We’re talking about computers and, in the beginning computers were huge, specialized and few. Even Thomas Watson, the man who made IBM IBM said that he figured the worldwide market for computers might be numbered in the dozens.

By 1970, there were a few more computers around than that, but they were still monstrous devices that required special air conditioning and special care. A programming priesthood developed to provide that care and to protect the computers from the great unwashed multitudes like you and me.

The first of what would become personal computers started appearing in the 1970s. They were kit computers then, like the Imsai 8080. Some were made by firms that made radio kits, like Heathkit and Zenith.

Then, over the last thirty years, a number of things began to happen at once. Advances in silicon chips made it easier and cheaper to put more and more powerful computers in smaller and smaller packages. The pioneers of the personal computer, folks like Steve Wozniak, Steve Jobs and Bill Gates developed computers and systems that made it possible for us to have our own computers, no priesthood required.

Big computer companies like IBM caught the wave and came out with their own personal computers. Computer networking got easier and easier. Networking let you string computers together so that they could make use of each other's resources.

The scientists were off monkeying around with something called the Internet during the 70s and 80s, but some of us were discovering the magic of finding information by hooking your computer up to another computer through the phone to services like BRS After Dark and The Source.

Compuserve and GEnie took that concept big time. Soon they were overtaken by the 600 pound gorilla of great unwashed networking, America Online. And then the Internet went public.

In October, 1994 a company called Spry introduced a program called “Internet in a Box.” That marked the first time that you could trot down to your local computer store and buy everything you needed to connect to the Net. The worlds of computers and the Net had finally come together.

In the last ten years computers have gotten more powerful and it's gotten easier and easier to connect to the Internet, literally the “net of nets.” Almost all of our schools have gotten connected, along with about two thirds of American households. Just about all of us use computers and have access to the Net, either at home or at work.

So, what's next? I’m not dead certain, but I have a few ideas about the forces that will be shaping the ways that computes and networks will be part of our lives ten years from now.

By then almost all of us will have access to a high speed connection that is always on. That kind of connection changes the way you work because you have ready access to the information that's out there on the Net whenever you want it.

Wireless will be the normal way we get connected. That will let us work wherever and however we choose. You may work at the park, like those wireless ads suggest, but I’ll be working standing up, the way I prefer, without dragging a bunch of cords behind me.

In ten years I expect the “normal” computer to be a laptop or a tablet pc, even though desktops will still be all over. But, face it, you won’t be lugging a desktop computer out to the park.

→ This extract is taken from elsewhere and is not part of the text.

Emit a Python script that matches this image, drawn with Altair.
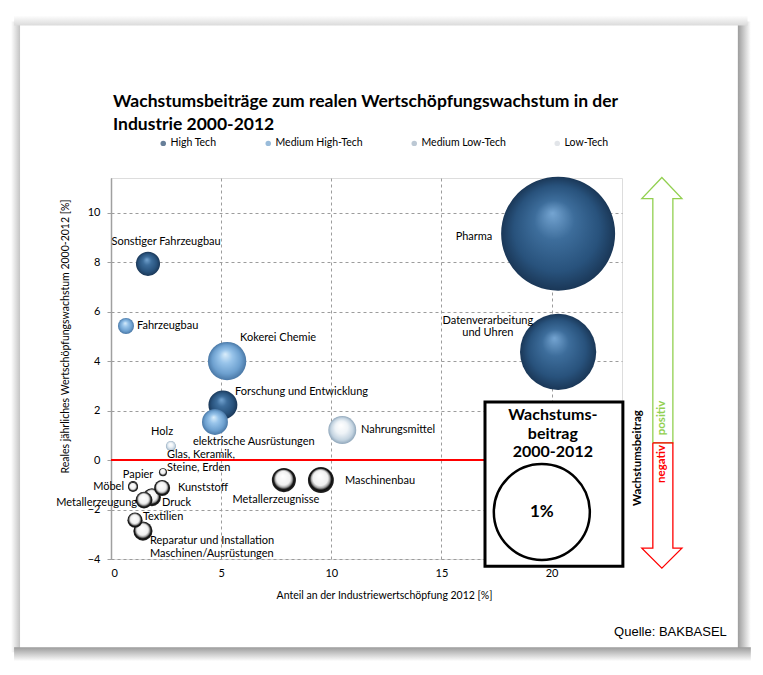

Our computing world, ten years from now, will be one where computers will be everywhere people are. The people, you and me, will be learning to live I a world where access to information of many kinds is just a click away.

I think that means that more of us will be able to pick our own place to work. We should be more flexible in our work, too, able to spend less time in detailed planning and better able to react to changing events.

I think we’ll be able to work more effectively, too. In the next ten years, expect more effective decision support programs to show up on all our computers and computer-like devices.

So, join me in a decade and we’ll see just how powerful and pervasive computers have become.